Published on : Wednesday, November 27, 2013
U.S. scheduled passenger airlines employed 380,165 workers in September 2013, 1.6 percent fewer than in September 2012, the U.S. Department of Transportation’s Bureau of Transportation Statistics (BTS) reported today. September was the 13th consecutive month that full-time equivalent (FTE) employment for U.S. scheduled passenger carriers was below that of the same month of the previous year.
BTS, a part of the Department’s Research and Innovative Technology Administration, reported that the September 2013 FTE total for scheduled passenger carriers was 6,207 fewer than in September 2012. Scheduled passenger airline categories include network, low-cost, regional and other airlines.
The 1.6 percent decline in FTEs in September 2013 from September 2012 may be due, in part, to two factors. First, American Airlines, the industry’s third largest employer, filed for bankruptcy in November 2011 and reduced FTEs by 7.1 percent year-to-year.

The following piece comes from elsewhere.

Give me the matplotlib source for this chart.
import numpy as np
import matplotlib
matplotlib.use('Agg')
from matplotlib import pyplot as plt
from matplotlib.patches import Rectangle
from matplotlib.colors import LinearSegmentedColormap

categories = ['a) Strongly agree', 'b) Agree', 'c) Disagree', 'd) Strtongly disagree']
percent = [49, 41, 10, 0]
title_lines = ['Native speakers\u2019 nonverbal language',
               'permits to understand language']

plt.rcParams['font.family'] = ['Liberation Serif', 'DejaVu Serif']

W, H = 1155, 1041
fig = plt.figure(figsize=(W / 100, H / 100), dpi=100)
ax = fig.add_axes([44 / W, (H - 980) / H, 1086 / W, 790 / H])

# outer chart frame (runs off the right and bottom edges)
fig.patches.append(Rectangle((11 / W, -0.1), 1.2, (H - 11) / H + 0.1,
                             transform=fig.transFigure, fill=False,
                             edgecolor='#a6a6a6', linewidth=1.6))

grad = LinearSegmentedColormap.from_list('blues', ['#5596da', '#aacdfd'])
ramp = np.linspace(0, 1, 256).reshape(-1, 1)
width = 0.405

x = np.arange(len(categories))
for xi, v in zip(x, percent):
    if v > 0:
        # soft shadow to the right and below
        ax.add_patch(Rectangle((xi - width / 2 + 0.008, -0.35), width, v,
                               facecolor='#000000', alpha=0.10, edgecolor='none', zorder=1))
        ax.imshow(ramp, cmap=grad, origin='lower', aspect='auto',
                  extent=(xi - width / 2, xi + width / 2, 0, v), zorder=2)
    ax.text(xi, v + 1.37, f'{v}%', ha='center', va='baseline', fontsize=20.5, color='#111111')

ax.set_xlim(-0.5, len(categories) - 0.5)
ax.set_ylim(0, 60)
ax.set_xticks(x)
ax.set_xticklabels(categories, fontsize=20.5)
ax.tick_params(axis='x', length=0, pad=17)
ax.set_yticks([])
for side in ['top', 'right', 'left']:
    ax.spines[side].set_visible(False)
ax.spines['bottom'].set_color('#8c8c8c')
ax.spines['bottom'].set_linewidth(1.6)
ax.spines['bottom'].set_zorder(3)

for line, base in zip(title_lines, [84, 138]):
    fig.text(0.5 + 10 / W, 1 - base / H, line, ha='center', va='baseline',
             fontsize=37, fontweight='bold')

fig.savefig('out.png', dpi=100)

Second, network carriers have experienced increased fuel costs and have reduced contracts with the regional airlines that operate less fuel-efficient regional jets. Regional airline employment is down 3.0 percent year-to-year.
The five network airlines that collectively employ two-thirds of the scheduled passenger airline FTEs reported 2.1 percent fewer FTEs in September 2013 than in September 2012, the 14th consecutive month with a decline from the same month of the previous year. Delta Air Lines reduced FTEs by 2.7 percent from September 2012, American by 7.1 percent and United Airlines by 0.1 percent. US Airways increased FTEs by 2.9 percent and Alaska Airlines by 3.0 percent from September 2012. Network airlines operate a significant portion of flights using at least one hub where connections are made for flights to down-line destinations or spoke cities.
Of the six low-cost carriers, four – Spirit Airlines, Allegiant Airlines, JetBlue Airways and Virgin America – reported an increase in FTEs from September 2012 while two – Frontier Airlines, Southwest Airlines – reported a decline. Low-cost airlines operate under a low-cost business model, with infrastructure and aircraft operating costs below the overall industry average.